Two-Minute Warning10 May, 2005 By: Holly J. Wagner
Well, here we are, down to the wire on an acknowledged mandate for Blockbuster Inc.'s board of directors and the company's direction. It's a cliffhanger.
To be fair, the company has been at a disadvantage since Viacom gutted it with a $5-per-share payout before the spinoff, which added $15 million to first-quarter interest costs. But that doesn't answer for all of the lost stock value of recent years. Carl Icahn figured that out. I'm not sure he has any better idea of what to do than the current management, but at least he's kicking the tires — and the hornet's nest.
Icahn and other voting shareholders must be asking the same questions I am: Why did it take so long for Blockbuster to start turning its battleship with the industry tide? A company with a POS system that spews on-demand reports down to the store level should have been able to figure this out sooner.
Blockbuster gave Netflix a free pass to eat its lunch for four years. Blockbuster's 2003 annual financial summary notes a nearly 30 percent increase in PVT sales in 2002 that was shoring up revenue as rentals slid into the tank. What the hell were they waiting for?
Then we got “the end of late fees,” a $50 million (advertising and promotion, check the Securities and Exchange Commission (SEC) filings) boondoggle to drive consumers to subscriptions. But apparently the fine print was a little too fine for some state attorneys general. So let's tack on the $630,000 settlement with 38 states and the still unknown (or undisclosed) cost of unsettled cases and revising promotional materials to comply with the existing settlement. That story goes something like this:
• The “end of late fees” campaign: $50 million
• The end of late fees: $400 million-$450 million in revenue a year (see the March 29 SEC filing)
• Settlement with attorneys general: $630,000 (to date)
• Customers hating you because they feel tricked or saw through this in the first place: Priceless.
On the day of one of Blockbuster's recent big, new initiative announcements — in fact I think it was the end of late fees — they had an external PR firm shopping interviews with (still) chairman and CEO John Antioco. I snapped up a time slot but, alas, instead at the appointed 2 p.m. PST, SVP of public relations Karen Raskopf called and explained that Antioco would not be able to talk because he was “too tired.”
I know her job is to run interference for her bosses, but what may have seemed like an artful, if obvious, dodge at the time looks more and more like the truth now.
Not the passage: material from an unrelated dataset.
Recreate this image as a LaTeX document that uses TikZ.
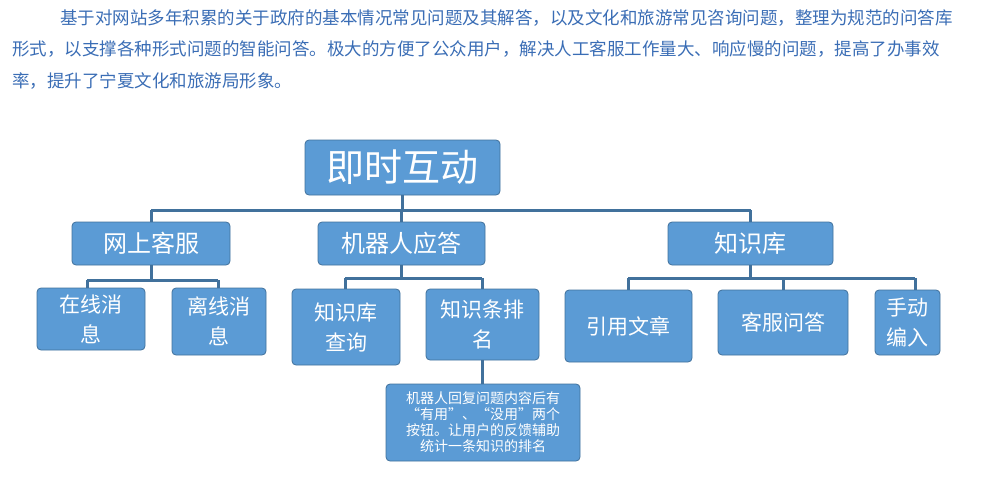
\documentclass[tikz,border=0pt]{standalone}
\usepackage{fontspec}
\setmainfont{Noto Sans CJK SC}
\begin{document}
\begin{tikzpicture}[x=1pt,y=-1pt]
\definecolor{fillb}{HTML}{5B9BD5}
\definecolor{edgeb}{HTML}{41719C}
\definecolor{txtb}{HTML}{3A6DB5}
\tikzset{
 bx/.style={draw=edgeb,line width=0.8pt,fill=fillb,rounded corners=4pt,text=white,align=center,inner sep=0pt},
 ln/.style={draw=edgeb,line width=3pt},
 para/.style={anchor=west,text=txtb,font=\fontsize{17.5}{20}\selectfont,inner sep=0pt}
}
\useasboundingbox (0,0) rectangle (1000,476);
\node[para] (p1) at (60,18) {基于对网站多年积累的关于政府的基本情况常见问题及其解答，以及文化和旅游常见咨询问题，整理为规范的问答库};
\node[para] (p2) at (12,49) {形式，以支撑各种形式问题的智能问答。极大的方便了公众用户，解决人工客服工作量大、响应慢的问题，提高了办事效};
\node[para] (p3) at (12,81) {率，提升了宁夏文化和旅游局形象。};
\newcommand{\bxat}[7]{\node[bx,minimum width=#3pt,minimum height=#4pt,font=\fontsize{#5}{#6}\selectfont] (#1) at #2 {#7};}
\node[bx,minimum width=195pt,minimum height=55pt,font=\fontsize{38}{40}\selectfont] (top) at (402.5,167.5) {即时互动};
\bxat{a}{(151,243.5)}{158}{43}{24}{30}{网上客服}
\bxat{b}{(401.5,243.5)}{167}{43}{24}{30}{机器人应答}
\bxat{c}{(750.5,243.5)}{165}{43}{24}{30}{知识库}
\bxat{a1}{(91,319)}{108}{62}{21}{30}{在线消\\息}
\bxat{a2}{(219,321.5)}{94}{67}{21}{30}{离线消\\息}
\bxat{b1}{(346,327)}{108}{76}{21}{30}{知识库\\查询}
\bxat{b2}{(482.5,324.5)}{113}{71}{21}{30}{知识条排\\名}
\bxat{c1}{(628.5,326)}{127}{72}{21}{30}{引用文章}
\bxat{c2}{(783,322.5)}{130}{65}{21}{30}{客服问答}
\bxat{c3}{(907.5,322.5)}{65}{65}{21}{30}{手动\\编入}
\node[bx,minimum width=194pt,minimum height=77pt,font=\fontsize{14}{16}\selectfont] (note) at (483,422.5) {机器人回复问题内容后有\\“有用”、“没用”两个\\按钮。让用户的反馈辅助\\统计一条知识的排名};
\coordinate (h0) at (0,210);
\draw[ln] (top.south) -- (top.south |- h0);
\draw[ln] (a.north |- h0) -- (c.north |- h0);
\draw[ln] (a.north |- h0) -- (a.north);
\draw[ln] (b.north |- h0) -- (b.north);
\draw[ln] (c.north |- h0) -- (c.north);
\coordinate (h1) at (0,280);
\coordinate (ax1) at (87,0);\coordinate (ax2) at (218,0);
\draw[ln] (a.south) -- (a.south |- h1);
\draw[ln] (ax1 |- h1) -- (ax2 |- h1);
\draw[ln] (ax1 |- h1) -- (ax1 |- a1.north);
\draw[ln] (ax2 |- h1) -- (ax2 |- a2.north);
\coordinate (h2) at (0,278);
\coordinate (bx1) at (345,0);\coordinate (bx2) at (482,0);
\draw[ln] (b.south) -- (b.south |- h2);
\draw[ln] (bx1 |- h2) -- (bx2 |- h2);
\draw[ln] (bx1 |- h2) -- (bx1 |- b1.north);
\draw[ln] (bx2 |- h2) -- (bx2 |- b2.north);
\coordinate (cx1) at (628,0);\coordinate (cx3) at (915,0);
\draw[ln] (c.south) -- (c.south |- h2);
\draw[ln] (cx1 |- h2) -- (cx3 |- h2);
\draw[ln] (cx1 |- h2) -- (cx1 |- c1.north);
\draw[ln] (c2.north |- h2) -- (c2.north);
\draw[ln] (cx3 |- h2) -- (cx3 |- c3.north);
\draw[ln] (bx2 |- b2.south) -- (bx2 |- note.north);
\end{tikzpicture}
\end{document}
So, I have two things to say.
To the Blockbuster shareholders, Antioco's own PR front person told me he's “too tired” — at 2 in the afternoon. You figure it out and vote accordingly. And just in case you need a successor, I'm making a standing offer to tank the company for half of what you're paying John Antioco to do it. Start with “I won't expect you to pay me bonuses unless the company makes gains.”